Your instructions:
Write out the listing, please, but only from its first line through the line containing "244, 305, 342]", exactly as given and without pictures.

==== Recorded information ====

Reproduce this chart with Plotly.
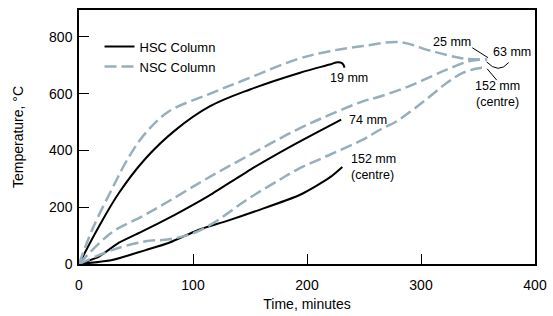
import plotly.graph_objects as go

# HSC (solid black) series
hsc19_x = [0, 17.5, 35, 58, 84, 115, 150, 194, 220, 227, 231, 233]
hsc19_y = [0, 132, 250, 370, 470, 556, 615, 674, 703, 711, 707, 692]
hsc74_x = [0, 17.5, 35, 55, 84, 113, 150, 191, 230]
hsc74_y = [0, 26, 75, 114, 173, 238, 332, 426, 509]
hsc152_x = [0, 29, 58.5, 79, 104.7, 130, 154, 194, 220, 231]
hsc152_y = [0, 14, 49, 75, 120, 152, 185, 244, 305, 342]

# NSC (dashed grey) series
nsc25_x = [0, 12, 29, 44, 58.5, 79, 113, 146, 191, 220, 249, 281, 308, 337, 358]
nsc25_y = [0, 125, 265, 379, 462, 538, 597, 650, 721, 750, 768, 782, 752, 724, 721]
nsc63_x = [0, 29, 55, 79, 113, 150, 191, 220, 249, 264, 293, 322.5, 343, 358]
nsc63_y = [0, 112, 167, 222, 303, 385, 473, 526, 573, 590, 632, 685, 715, 721]
nsc152_x = [0, 29, 58.5, 79, 100, 117.8, 147, 176, 191, 220, 249, 264, 278.7, 293, 308, 322.5, 337, 352, 356]
nsc152_y = [0, 49, 80, 87, 108, 144, 226, 297, 332, 385, 438, 473, 503, 544, 591, 638, 674, 691, 691]

x_ticks = [0, 100, 200, 300, 400]
y_ticks = [0, 200, 400, 600, 800]

BLACK = "#000000"
GREY = "#97aebb"
FONT = "Liberation Sans, Arial, sans-serif"

fig = go.Figure()

def add(x, y, color, dash, name, show, width, smooth=1.0):
    fig.add_trace(go.Scatter(
        x=x, y=y, mode="lines", name=name, showlegend=show, legendgroup=name,
        line=dict(color=color, width=width, dash=dash, shape="spline", smoothing=smooth),
        hoverinfo="skip"))

add(hsc19_x, hsc19_y, BLACK, "solid", "HSC Column", True, 2)
add(hsc74_x, hsc74_y, BLACK, "solid", "HSC Column", False, 2, 0.4)
add(hsc152_x, hsc152_y, BLACK, "solid", "HSC Column", False, 2, 0.7)
add(nsc25_x, nsc25_y, GREY, "12px,5px", "NSC Column", True, 2.5)
add(nsc63_x, nsc63_y, GREY, "12px,5px", "NSC Column", False, 2.5)
add(nsc152_x, nsc152_y, GREY, "12px,5px", "NSC Column", False, 2.5)

ann = dict(font=dict(family=FONT, size=12.5, color="#000"), showarrow=False, xref="x", yref="y")
annotations = [
    dict(text="19 mm", x=236.8, y=657, xanchor="center", **ann),
    dict(text="74 mm", x=235, y=509, xanchor="left", **ann),
    dict(text="152 mm<br>(centre)", x=236.5, y=343, xanchor="left", align="left", **ann),
    dict(text="25 mm", x=346, y=781, xanchor="right", **ann),
    dict(text="63 mm", x=361.2, y=746, xanchor="left", **ann),
    dict(text="152 mm<br>(centre)", x=367.5, y=600, xanchor="center", align="center", **ann),
]

shapes = [
    dict(type="line", xref="x", yref="y", x0=345, y0=762, x1=358.8, y1=727,
         line=dict(color="#000", width=1)),
    dict(type="line", xref="x", yref="y", x0=358, y0=688, x1=366.4, y1=648,
         line=dict(color="#000", width=1)),
    dict(type="path", xref="x", yref="y",
         path="M 357.6,712 Q 368,668 377,710",
         line=dict(color="#000", width=1)),
]

fig.update_layout(
    width=553, height=316,
    margin=dict(l=79, r=18, t=10, b=52),
    paper_bgcolor="white", plot_bgcolor="white",
    font=dict(family=FONT, size=14, color="#000"),
    showlegend=True,
    legend=dict(x=0.045, y=0.915, xanchor="left", yanchor="top",
                bgcolor="rgba(0,0,0,0)", font=dict(size=13, family=FONT),
                itemwidth=30, tracegroupgap=0),
    annotations=annotations,
    shapes=shapes,
    xaxis=dict(range=[0, 400], tickvals=x_ticks, ticks="inside", ticklen=10,
               tickcolor="#000", showline=True, linecolor="#000", linewidth=1.5,
               mirror=True, showgrid=False, zeroline=False, automargin=False,
               ticklabelstandoff=7,
               title=dict(text="Time, minutes", standoff=8, font=dict(size=14)),
               tickfont=dict(size=14)),
    yaxis=dict(range=[0, 895], tickvals=y_ticks, ticks="inside", ticklen=10,
               tickcolor="#000", showline=True, linecolor="#000", linewidth=1.5,
               mirror=True, showgrid=False, zeroline=False, automargin=False,
               ticklabelstandoff=2,
               title=dict(text="Temperature, °C", standoff=22, font=dict(size=14)),
               tickfont=dict(size=14)),
)

fig.write_html("out.html", post_script="document.body.style.margin='0';",
               config={"displayModeBar": False})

====

Exercise result:
Reproduce this chart with Plotly.
import plotly.graph_objects as go

# HSC (solid black) series
hsc19_x = [0, 17.5, 35, 58, 84, 115, 150, 194, 220, 227, 231, 233]
hsc19_y = [0, 132, 250, 370, 470, 556, 615, 674, 703, 711, 707, 692]
hsc74_x = [0, 17.5, 35, 55, 84, 113, 150, 191, 230]
hsc74_y = [0, 26, 75, 114, 173, 238, 332, 426, 509]
hsc152_x = [0, 29, 58.5, 79, 104.7, 130, 154, 194, 220, 231]
hsc152_y = [0, 14, 49, 75, 120, 152, 185, 244, 305, 342]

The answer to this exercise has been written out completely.